La Constitution bidouillée
A la tête d’un pays de plus de 110 millions d’habitants, Abdel-Fattah al-Sissi, le cinquième président issu des rangs de l’armée depuis 1952, était ministre de la Défense en 2012. Il participa au coup d’Etat qui renversa le président islamiste Mohamed Morsi, en juillet 2013. Avant d’être élu président de la République arabe d’Egypte le 28 mai 2014 avec 96 % des voix.
Grâce à une réforme constitutionnelle approuvée par un référendum, mais vivement contestée par l’opposition, il a depuis allongé la durée du mandat présidentiel de quatre à six ans. Puis il a fait modifier la Constitution pour repousser la limite de deux à trois mandats présidentiels consécutifs.
Situation explosive
Mais, il faut bien garder en tête que Al-Sissi a été confortablement élu à deux reprises. Car aux yeux de la majorité de ses concitoyens, il a su imposer un retour au calme en Egypte après le renversement en 2013 de Mohamed Morsi, le président du parti de la liberté et de la justice, formation issue de la confrérie des Frères musulmans.
A savoir que dès le début de son premier mandat en 2014, l’ex-maréchal avait promis de ramener la stabilité, surtout économique. Il effectua à partir de 2016 un ambitieux mais douloureux programme de réformes, avec des dévaluations successives de la monnaie et la diminution des subventions d’Etat.
Résultat : la dette qui se multiplie par trois et qui s’élève désormais à environ 150 milliards de dollars; une inflation qui tutoie les 36,4 %; une monnaie qui perd la moitié de sa valeur; les classes moyennes qui se paupérisent et les prix de certains aliments de base qui augmentent pratiquement chaque semaine. Sans oublier les conséquences de la guerre en Ukraine qui ont affecté le pays du Nil, notamment en matière d’achat d’hydrocarbures et de produits alimentaires. Ainsi, deux tiers de la population égyptienne vivent désormais en dessous ou juste au-dessus du seuil de pauvreté.
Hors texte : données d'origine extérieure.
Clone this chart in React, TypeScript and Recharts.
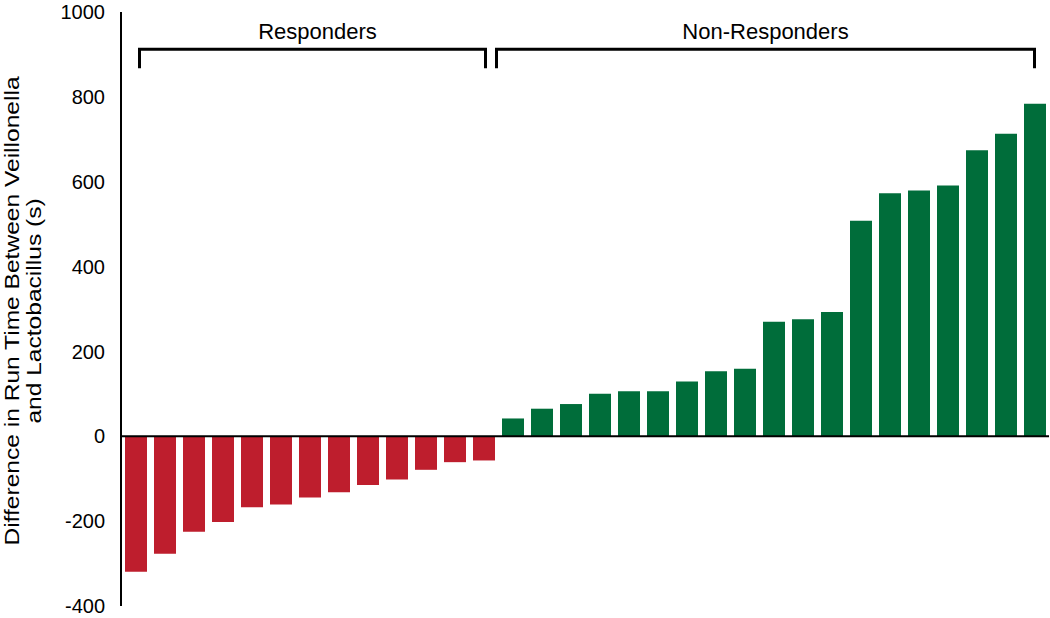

Et c’est pour ces raisons que l’Egypte se tourne une fois de plus vers le Fonds monétaire international (FMI). Lequel est déjà intervenu à plusieurs reprises, en 2016 avec un programme de 12 milliards de dollars, puis en mai et juin 2020. Ces appels au FMI accroissent mécaniquement la dette externe; l’Egypte étant désormais le deuxième pays le plus endetté auprès du FMI, après l’Argentine.
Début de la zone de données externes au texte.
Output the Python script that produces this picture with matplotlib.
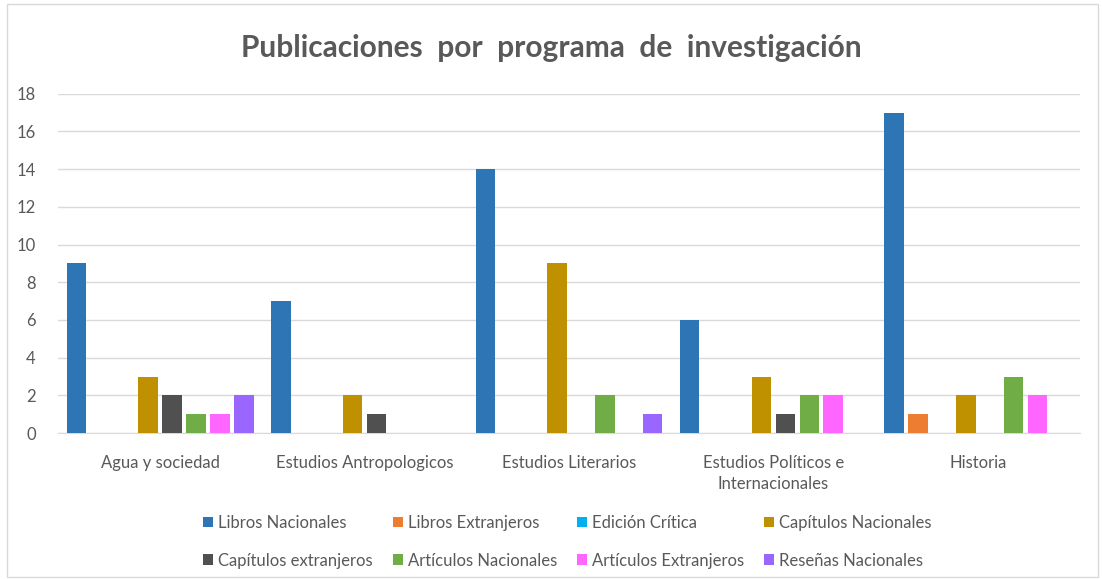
import numpy as np
import matplotlib
matplotlib.use("Agg")
import matplotlib.pyplot as plt

plt.rcParams["font.family"] = ["Lato", "DejaVu Sans"]

categorias = ["Agua y sociedad", "Estudios Antropologicos", "Estudios Literarios",
              "Estudios Políticos e\nInternacionales", "Historia"]
series = ["Libros Nacionales", "Libros Extranjeros", "Edición Crítica", "Capítulos Nacionales",
          "Capítulos extranjeros", "Artículos Nacionales", "Artículos Extranjeros", "Reseñas Nacionales"]
libros_nac = [9, 7, 14, 6, 17]
libros_ext = [0, 0, 0, 0, 1]
edicion_critica = [0, 0, 0, 0, 0]
capitulos_nac = [3, 2, 9, 3, 2]
capitulos_ext = [2, 1, 0, 1, 0]
articulos_nac = [1, 0, 2, 2, 3]
articulos_ext = [1, 0, 0, 2, 2]
resenas_nac = [2, 0, 1, 0, 0]
valores = [libros_nac, libros_ext, edicion_critica, capitulos_nac,
           capitulos_ext, articulos_nac, articulos_ext, resenas_nac]
colores = ["#2E75B6", "#ED7D31", "#00B0F0", "#BF9000",
           "#505050", "#70AD47", "#FF66FF", "#9966FF"]

fig = plt.figure(figsize=(11.02, 5.79), dpi=100)
ax = fig.add_axes([0.0526, 0.252, 0.9274, 0.586])

x = np.arange(len(categorias))
slot = 0.117
ancho = 0.095
for i, (nombre, vals, c) in enumerate(zip(series, valores, colores)):
    ax.bar(x + (i - 3.5) * slot, vals, ancho, color=c, label=nombre, zorder=3)

ax.set_xlim(-0.5, len(categorias) - 0.5)
ax.set_ylim(0, 18)
ax.set_yticks(range(0, 19, 2))
ax.grid(axis="y", color="#D9D9D9", linewidth=1, zorder=0)
for s in ["top", "right", "left"]:
    ax.spines[s].set_visible(False)
ax.spines["bottom"].set_color("#D9D9D9")
ax.tick_params(axis="both", length=0, labelsize=12, colors="#595959")
ax.tick_params(axis="y", pad=16)
ax.set_xticks(x)
ax.set_xticklabels(categorias, linespacing=1.35)
ax.tick_params(axis="x", pad=16)

fig.text(0.5, 1 - 48 / 579, "Publicaciones  por  programa  de  investigación",
         ha="center", va="center", fontsize=21.5, fontweight="bold", color="#595959")

# legend filled row by row
h, l = ax.get_legend_handles_labels()
orden = [0, 4, 1, 5, 2, 6, 3, 7]
fig.legend([h[i] for i in orden], [l[i] for i in orden], loc="lower center",
           bbox_to_anchor=(0.515, -0.008), ncol=4, frameon=False,
           fontsize=12, labelcolor="#595959", handlelength=0.6, handleheight=0.6,
           handletextpad=0.3, columnspacing=1.2, labelspacing=1.3)

fig.patches.append(plt.Rectangle((0.006, 0.003), 0.99, 0.99, transform=fig.transFigure,
                                 fill=False, edgecolor="#D9D9D9", linewidth=1))

fig.savefig("out.png", dpi=100)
Besoin financiers et distribution de la population
D’autant plus que l’instance de Bretton Woods impose plus que jamais des conditions draconiennes. En effet, si l’on évalue les besoins de l’Egypte à 30 milliards de dollars pour rester à flot, le FMI n’accepte de négocier que sur 3 milliards de dollars et demande aux Etats arabes du Golfe, en premier lieu l’Arabie saoudite, de tenter de pallier à la situation.
Une situation explosive pour un pays de plus de 110 millions d’individus, possédant un taux de croissance démographique de 2 % par an, avec la perspective d’atteindre 200 millions à la fin du siècle. Tout ce beau monde vit sur 8 % de la surface du territoire national irrigué par le Nil, le reste étant impacté par les effets du réchauffement climatique, particulièrement sensibles dans la région.